Rows from a dataset of charts and code
──────────
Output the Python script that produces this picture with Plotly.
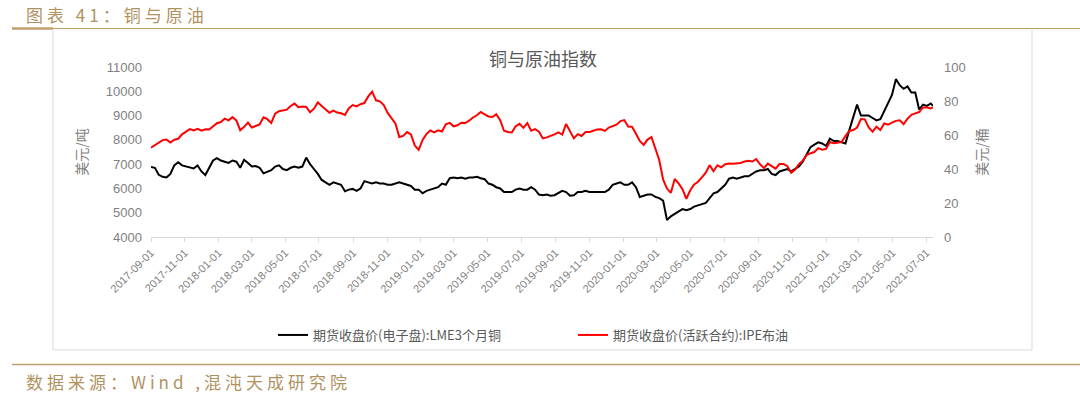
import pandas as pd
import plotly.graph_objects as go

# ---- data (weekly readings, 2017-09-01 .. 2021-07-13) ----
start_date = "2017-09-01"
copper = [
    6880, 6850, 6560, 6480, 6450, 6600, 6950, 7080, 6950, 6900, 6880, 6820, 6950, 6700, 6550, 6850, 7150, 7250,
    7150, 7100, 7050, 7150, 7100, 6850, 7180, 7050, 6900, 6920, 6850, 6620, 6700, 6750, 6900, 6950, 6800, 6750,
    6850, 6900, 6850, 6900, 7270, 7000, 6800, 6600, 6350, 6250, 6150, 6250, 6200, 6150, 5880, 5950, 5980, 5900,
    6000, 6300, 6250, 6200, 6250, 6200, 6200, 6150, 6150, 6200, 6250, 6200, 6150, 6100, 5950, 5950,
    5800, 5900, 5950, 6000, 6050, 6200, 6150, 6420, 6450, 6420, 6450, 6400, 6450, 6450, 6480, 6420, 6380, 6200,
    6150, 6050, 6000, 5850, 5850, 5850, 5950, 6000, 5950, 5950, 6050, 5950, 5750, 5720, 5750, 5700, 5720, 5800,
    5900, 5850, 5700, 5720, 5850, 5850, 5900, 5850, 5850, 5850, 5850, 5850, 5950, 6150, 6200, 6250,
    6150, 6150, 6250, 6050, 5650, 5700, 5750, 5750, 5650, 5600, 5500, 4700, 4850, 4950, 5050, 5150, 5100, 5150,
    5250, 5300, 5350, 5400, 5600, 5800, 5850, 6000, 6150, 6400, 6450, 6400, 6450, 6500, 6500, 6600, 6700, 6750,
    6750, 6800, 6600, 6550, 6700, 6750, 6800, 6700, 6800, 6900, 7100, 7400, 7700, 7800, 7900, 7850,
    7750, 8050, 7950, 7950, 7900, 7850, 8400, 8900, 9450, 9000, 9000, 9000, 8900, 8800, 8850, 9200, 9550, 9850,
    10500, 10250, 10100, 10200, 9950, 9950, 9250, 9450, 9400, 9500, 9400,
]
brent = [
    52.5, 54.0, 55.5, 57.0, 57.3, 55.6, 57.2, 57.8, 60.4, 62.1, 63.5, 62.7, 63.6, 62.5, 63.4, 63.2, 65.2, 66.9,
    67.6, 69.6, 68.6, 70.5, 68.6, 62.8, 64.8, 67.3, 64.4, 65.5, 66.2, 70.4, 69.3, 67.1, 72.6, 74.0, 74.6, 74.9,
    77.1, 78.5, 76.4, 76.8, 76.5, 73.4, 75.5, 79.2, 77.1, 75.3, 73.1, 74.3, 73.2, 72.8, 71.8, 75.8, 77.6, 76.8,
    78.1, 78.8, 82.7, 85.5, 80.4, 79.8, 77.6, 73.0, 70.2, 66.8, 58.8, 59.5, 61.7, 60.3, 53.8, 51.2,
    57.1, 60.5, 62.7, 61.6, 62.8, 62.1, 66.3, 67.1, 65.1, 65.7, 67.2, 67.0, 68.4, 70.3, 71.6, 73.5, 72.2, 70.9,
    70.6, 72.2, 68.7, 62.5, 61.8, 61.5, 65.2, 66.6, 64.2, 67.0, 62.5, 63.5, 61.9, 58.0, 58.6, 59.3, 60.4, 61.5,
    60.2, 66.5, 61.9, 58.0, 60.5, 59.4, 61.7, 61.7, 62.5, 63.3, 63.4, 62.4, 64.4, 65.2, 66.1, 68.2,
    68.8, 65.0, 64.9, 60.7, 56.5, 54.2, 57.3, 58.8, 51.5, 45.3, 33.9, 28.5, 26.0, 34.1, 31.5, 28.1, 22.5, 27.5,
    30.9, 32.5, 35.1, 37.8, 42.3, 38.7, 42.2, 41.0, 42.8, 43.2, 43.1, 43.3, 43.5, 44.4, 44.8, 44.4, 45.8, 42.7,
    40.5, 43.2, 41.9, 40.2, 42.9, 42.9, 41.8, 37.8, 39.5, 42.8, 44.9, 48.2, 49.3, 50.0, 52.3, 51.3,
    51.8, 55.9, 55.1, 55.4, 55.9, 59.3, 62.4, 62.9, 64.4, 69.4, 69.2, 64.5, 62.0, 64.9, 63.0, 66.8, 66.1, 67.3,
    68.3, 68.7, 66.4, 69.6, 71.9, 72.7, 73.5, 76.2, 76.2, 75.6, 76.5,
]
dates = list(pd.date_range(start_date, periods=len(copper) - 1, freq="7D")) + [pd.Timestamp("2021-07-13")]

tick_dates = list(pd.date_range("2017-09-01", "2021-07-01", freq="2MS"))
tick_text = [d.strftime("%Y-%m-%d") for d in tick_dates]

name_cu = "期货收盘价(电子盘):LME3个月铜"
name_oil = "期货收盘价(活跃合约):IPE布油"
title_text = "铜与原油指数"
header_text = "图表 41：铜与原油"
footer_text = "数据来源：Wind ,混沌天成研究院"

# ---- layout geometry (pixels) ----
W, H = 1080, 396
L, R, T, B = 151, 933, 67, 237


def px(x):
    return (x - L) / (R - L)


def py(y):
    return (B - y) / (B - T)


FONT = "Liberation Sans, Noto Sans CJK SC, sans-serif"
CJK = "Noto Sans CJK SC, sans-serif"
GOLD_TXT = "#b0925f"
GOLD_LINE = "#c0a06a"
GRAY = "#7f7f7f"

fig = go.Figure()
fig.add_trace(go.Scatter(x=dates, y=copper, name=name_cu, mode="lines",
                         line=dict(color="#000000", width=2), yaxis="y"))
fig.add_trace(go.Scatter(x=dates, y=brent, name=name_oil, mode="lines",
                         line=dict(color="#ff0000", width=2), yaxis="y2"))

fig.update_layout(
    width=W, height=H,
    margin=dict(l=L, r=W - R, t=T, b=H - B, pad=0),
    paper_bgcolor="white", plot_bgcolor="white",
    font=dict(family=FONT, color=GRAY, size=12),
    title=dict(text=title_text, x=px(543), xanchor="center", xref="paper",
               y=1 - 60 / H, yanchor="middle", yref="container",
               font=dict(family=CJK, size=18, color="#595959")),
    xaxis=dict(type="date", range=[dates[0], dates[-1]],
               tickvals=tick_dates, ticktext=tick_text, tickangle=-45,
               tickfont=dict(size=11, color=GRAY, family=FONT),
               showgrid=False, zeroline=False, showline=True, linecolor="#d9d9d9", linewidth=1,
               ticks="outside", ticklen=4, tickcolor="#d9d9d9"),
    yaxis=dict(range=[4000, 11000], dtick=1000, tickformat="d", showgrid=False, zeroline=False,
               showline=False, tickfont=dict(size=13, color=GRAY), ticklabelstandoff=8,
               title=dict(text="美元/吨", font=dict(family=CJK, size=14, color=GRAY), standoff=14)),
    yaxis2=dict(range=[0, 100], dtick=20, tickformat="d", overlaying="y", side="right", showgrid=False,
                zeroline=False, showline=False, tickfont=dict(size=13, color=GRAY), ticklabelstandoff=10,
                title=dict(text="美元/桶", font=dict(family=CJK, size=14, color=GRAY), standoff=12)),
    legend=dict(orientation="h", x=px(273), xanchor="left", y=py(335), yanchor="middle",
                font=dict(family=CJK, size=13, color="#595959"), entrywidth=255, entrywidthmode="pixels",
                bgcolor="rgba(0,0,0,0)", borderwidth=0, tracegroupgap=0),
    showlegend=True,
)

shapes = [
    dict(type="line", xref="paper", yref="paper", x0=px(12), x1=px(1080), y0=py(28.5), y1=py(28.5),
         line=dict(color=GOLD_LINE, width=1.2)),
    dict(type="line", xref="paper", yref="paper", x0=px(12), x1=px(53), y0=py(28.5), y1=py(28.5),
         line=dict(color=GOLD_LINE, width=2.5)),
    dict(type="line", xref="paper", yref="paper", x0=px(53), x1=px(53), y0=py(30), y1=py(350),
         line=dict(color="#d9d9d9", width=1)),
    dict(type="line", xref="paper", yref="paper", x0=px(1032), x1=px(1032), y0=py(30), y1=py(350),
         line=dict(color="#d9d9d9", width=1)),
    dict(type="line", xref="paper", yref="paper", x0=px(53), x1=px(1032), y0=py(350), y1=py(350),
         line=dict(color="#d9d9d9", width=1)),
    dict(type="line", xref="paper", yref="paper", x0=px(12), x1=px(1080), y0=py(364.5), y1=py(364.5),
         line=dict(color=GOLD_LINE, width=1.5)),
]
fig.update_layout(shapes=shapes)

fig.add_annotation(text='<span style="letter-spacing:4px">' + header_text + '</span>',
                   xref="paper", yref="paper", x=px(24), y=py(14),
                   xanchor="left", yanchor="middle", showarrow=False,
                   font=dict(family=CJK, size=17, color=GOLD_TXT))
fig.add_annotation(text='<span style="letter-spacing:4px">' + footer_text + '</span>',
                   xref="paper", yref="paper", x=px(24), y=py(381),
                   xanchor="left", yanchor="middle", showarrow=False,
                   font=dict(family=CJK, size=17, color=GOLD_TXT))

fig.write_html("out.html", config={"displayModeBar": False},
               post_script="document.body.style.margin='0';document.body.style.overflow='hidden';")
──────────
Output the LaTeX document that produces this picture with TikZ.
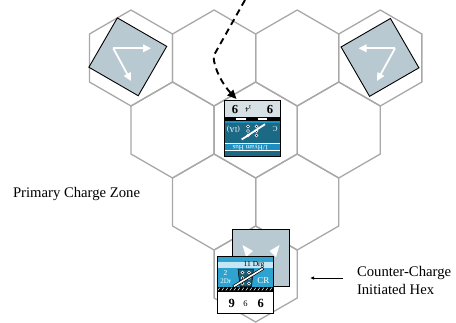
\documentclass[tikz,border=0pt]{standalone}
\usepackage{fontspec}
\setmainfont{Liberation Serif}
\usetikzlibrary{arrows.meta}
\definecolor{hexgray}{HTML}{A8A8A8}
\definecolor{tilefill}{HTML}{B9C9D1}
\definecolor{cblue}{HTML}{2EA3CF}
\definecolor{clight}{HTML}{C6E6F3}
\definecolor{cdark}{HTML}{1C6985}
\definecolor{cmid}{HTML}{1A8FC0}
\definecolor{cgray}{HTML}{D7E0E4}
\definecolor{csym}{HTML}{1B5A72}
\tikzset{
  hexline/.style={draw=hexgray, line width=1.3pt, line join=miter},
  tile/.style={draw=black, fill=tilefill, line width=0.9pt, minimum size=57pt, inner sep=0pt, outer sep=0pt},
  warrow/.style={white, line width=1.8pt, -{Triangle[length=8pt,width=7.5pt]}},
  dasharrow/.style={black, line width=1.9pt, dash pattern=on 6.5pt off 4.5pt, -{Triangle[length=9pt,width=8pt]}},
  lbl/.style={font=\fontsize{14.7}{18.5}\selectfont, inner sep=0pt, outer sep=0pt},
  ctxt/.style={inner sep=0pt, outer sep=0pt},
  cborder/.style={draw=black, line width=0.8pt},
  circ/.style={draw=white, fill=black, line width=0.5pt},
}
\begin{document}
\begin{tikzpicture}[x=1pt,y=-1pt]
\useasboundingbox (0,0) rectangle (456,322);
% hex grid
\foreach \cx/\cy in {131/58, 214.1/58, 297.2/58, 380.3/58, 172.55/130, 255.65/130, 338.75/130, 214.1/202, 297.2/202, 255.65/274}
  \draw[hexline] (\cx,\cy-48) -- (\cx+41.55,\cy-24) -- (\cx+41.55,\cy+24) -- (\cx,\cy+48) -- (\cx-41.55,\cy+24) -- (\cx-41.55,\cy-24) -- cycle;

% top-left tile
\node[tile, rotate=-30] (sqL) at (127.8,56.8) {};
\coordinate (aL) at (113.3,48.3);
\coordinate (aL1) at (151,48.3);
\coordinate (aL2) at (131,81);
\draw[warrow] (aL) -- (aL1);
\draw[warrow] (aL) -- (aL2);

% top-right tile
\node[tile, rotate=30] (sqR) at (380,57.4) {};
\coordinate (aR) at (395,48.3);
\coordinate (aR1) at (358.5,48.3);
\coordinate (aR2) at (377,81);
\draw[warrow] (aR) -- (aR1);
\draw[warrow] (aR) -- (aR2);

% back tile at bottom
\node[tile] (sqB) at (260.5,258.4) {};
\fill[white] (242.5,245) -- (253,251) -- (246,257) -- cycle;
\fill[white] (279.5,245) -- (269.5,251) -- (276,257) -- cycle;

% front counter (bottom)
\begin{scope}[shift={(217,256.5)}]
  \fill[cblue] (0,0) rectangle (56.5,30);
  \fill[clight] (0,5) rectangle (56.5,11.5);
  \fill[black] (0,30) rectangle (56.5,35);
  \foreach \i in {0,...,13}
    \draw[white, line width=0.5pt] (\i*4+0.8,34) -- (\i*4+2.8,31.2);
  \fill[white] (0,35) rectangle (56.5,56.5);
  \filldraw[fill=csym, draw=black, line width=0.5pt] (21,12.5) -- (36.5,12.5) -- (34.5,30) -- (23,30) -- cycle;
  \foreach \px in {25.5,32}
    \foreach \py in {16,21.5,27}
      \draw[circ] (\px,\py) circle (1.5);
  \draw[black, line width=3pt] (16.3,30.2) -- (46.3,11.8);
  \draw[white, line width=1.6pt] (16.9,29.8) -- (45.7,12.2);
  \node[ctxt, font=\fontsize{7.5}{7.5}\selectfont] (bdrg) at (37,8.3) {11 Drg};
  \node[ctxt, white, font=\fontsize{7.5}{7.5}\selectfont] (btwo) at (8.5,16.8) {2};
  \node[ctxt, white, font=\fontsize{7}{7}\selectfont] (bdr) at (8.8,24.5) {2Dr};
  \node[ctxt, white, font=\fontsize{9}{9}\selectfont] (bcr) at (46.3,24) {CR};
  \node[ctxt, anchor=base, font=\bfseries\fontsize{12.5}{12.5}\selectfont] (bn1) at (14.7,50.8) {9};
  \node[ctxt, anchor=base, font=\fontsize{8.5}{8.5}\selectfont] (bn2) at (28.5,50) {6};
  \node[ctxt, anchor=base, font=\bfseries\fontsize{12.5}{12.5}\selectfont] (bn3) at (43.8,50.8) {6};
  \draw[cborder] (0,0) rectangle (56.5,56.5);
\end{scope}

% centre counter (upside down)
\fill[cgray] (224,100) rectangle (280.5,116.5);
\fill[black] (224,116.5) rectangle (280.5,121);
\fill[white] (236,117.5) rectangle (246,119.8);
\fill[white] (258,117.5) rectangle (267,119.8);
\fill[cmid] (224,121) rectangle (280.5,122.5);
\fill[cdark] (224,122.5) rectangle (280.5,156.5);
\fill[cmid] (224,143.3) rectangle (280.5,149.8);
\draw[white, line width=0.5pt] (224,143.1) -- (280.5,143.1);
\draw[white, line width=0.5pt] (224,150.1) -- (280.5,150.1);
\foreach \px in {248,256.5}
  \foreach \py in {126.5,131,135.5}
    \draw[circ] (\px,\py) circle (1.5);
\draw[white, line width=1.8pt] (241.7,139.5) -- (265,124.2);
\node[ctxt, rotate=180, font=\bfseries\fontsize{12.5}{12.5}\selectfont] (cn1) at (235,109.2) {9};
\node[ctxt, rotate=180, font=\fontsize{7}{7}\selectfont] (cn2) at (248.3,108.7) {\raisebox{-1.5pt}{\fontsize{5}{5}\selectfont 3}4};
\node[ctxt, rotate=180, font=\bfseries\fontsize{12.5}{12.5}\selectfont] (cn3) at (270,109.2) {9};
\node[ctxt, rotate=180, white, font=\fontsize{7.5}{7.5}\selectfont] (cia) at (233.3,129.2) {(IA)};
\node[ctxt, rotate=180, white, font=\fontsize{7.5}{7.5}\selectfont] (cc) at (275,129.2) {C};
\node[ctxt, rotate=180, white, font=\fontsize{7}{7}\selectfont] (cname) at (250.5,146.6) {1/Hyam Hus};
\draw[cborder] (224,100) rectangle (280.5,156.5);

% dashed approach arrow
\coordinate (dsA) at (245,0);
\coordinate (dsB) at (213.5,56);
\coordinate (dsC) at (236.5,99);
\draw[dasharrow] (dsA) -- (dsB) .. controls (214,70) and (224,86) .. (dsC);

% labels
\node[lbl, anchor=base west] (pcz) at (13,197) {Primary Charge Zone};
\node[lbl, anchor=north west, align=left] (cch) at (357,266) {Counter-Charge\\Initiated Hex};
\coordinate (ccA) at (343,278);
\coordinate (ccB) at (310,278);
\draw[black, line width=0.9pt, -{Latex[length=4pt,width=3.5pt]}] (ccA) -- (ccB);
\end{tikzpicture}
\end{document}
──────────
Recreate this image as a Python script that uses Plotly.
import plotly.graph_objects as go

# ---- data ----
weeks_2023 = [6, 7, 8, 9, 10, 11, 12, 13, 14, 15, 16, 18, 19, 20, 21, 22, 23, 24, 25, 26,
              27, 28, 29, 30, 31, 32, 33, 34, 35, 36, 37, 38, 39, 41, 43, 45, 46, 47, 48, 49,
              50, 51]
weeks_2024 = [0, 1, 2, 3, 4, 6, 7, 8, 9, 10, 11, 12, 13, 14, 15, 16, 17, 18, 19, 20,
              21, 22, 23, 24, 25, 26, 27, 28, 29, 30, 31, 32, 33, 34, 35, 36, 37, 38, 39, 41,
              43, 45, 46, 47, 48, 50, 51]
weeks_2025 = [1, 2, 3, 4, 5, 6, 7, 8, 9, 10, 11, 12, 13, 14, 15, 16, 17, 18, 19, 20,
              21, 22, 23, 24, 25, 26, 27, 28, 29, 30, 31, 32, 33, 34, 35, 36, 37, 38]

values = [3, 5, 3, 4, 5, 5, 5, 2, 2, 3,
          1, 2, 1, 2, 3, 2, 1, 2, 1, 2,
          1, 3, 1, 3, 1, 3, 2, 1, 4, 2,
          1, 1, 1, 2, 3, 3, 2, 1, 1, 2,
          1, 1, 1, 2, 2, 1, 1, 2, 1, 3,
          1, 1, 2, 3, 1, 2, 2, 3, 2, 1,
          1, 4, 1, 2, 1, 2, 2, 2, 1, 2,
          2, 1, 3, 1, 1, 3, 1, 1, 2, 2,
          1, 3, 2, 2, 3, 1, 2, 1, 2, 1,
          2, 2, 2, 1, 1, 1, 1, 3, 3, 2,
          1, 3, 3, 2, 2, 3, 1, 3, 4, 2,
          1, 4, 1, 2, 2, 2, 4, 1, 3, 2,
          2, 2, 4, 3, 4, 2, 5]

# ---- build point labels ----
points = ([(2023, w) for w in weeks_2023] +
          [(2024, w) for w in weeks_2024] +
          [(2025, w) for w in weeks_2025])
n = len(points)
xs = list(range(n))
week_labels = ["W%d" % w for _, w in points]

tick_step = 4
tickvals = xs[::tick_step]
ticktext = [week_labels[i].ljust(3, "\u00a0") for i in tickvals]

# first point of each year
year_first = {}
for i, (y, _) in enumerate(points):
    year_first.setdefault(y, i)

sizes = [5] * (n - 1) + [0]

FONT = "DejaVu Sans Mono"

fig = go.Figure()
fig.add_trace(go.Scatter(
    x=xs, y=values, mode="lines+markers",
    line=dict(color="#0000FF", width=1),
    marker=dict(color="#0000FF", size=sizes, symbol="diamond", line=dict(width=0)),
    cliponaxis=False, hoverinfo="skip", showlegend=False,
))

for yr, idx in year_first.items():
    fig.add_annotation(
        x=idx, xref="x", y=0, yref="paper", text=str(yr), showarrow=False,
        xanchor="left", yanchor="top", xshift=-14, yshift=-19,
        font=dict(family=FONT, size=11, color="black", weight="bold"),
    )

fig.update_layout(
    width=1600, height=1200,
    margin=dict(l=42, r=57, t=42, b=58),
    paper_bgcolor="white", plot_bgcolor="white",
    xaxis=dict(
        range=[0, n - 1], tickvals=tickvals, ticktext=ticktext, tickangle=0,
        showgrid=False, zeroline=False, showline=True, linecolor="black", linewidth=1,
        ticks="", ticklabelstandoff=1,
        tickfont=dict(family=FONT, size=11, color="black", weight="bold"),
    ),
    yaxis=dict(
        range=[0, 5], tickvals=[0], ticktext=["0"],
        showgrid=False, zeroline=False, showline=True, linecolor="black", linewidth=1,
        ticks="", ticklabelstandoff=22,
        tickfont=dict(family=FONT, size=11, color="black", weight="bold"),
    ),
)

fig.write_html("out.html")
──────────
# Task objective:
Pull out the lines above in which the word "with" appears.

# Result of this task:
Output the Python script that produces this picture with Plotly.
Output the LaTeX document that produces this picture with TikZ.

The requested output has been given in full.